6. Batch Processing for Non-Urgent Workloads
Real-time inference carries a premium. If you're running batch analysis jobs, processing documents overnight, generating reports on a scheduled basis, or doing any work that isn't time-sensitive, the Batch API available on most major providers delivers a 50% flat discount with no quality difference. The tradeoff is throughput, not quality. For workloads where results are needed in hours rather than seconds, this is free money.
7. Prompt Compression
You pay for every token. Most prompts include tokens that contribute little to output quality: verbose instructions, redundant context, filler language that exists because a human wrote it. Automated prompt compression tools can reduce token counts by 20–30% while preserving 95%+ of the semantic content the model needs to produce good outputs.
This is a low-effort implementation with meaningful impact, particularly for high-volume applications where every saved token multiplies across millions of requests.
8. Speculative Decoding
A technical optimization that improves inference throughput without changing model quality. A small "draft" model predicts the likely continuation of text, and the large model validates multiple tokens in parallel rather than one at a time. The result is faster, cheaper generation with identical output quality.

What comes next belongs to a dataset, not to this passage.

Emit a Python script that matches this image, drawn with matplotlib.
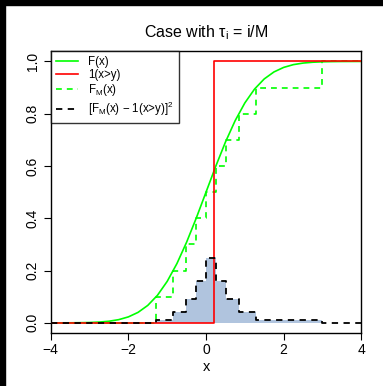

The practical benefit for most teams: 1.5–2x improvement in tokens generated per dollar on supported infrastructure. Worth implementing for any high-volume application where generation latency and cost are both constraints.
9. Reserved Throughput
If you have predictable, consistent AI usage, you're almost certainly paying retail prices when you could be paying wholesale. Most major providers offer reserved throughput contracts — commit to a minimum usage level for 1 to 3 years and receive 30–60% discounts versus on-demand pricing.
This requires confidence in your usage projections, but for established production workloads where demand is predictable, it's the simplest cost reduction available.
10. Model Quantization
Full-precision model weights carry computational overhead that isn't always necessary for production quality outputs. Quantization reduces the precision of model weights (typically from 32-bit to 4-bit or 8-bit representations) with minimal impact on output quality for most tasks, while significantly reducing memory requirements and inference cost.
Teams running their own model infrastructure can typically achieve 40–60% cost reductions through quantization without meaningful quality degradation on standard tasks.
11. Output Length Control
You also pay for output tokens. Prompts that don't specify desired output length often generate longer responses than necessary. Setting explicit maximum length constraints, using structured output formats (JSON, lists) instead of prose, and calibrating expected output length to actual user needs can reduce output token costs by 20–40%.
12. Regular Model Reassessment
The model you benchmarked against 12 months ago is not the current cost-performance frontier. New models are released regularly, smaller models are catching up to larger ones on many tasks, and pricing changes continuously. Teams that benchmark their use cases against current model options quarterly typically find 20–35% cost reduction opportunities that weren't available at their last review.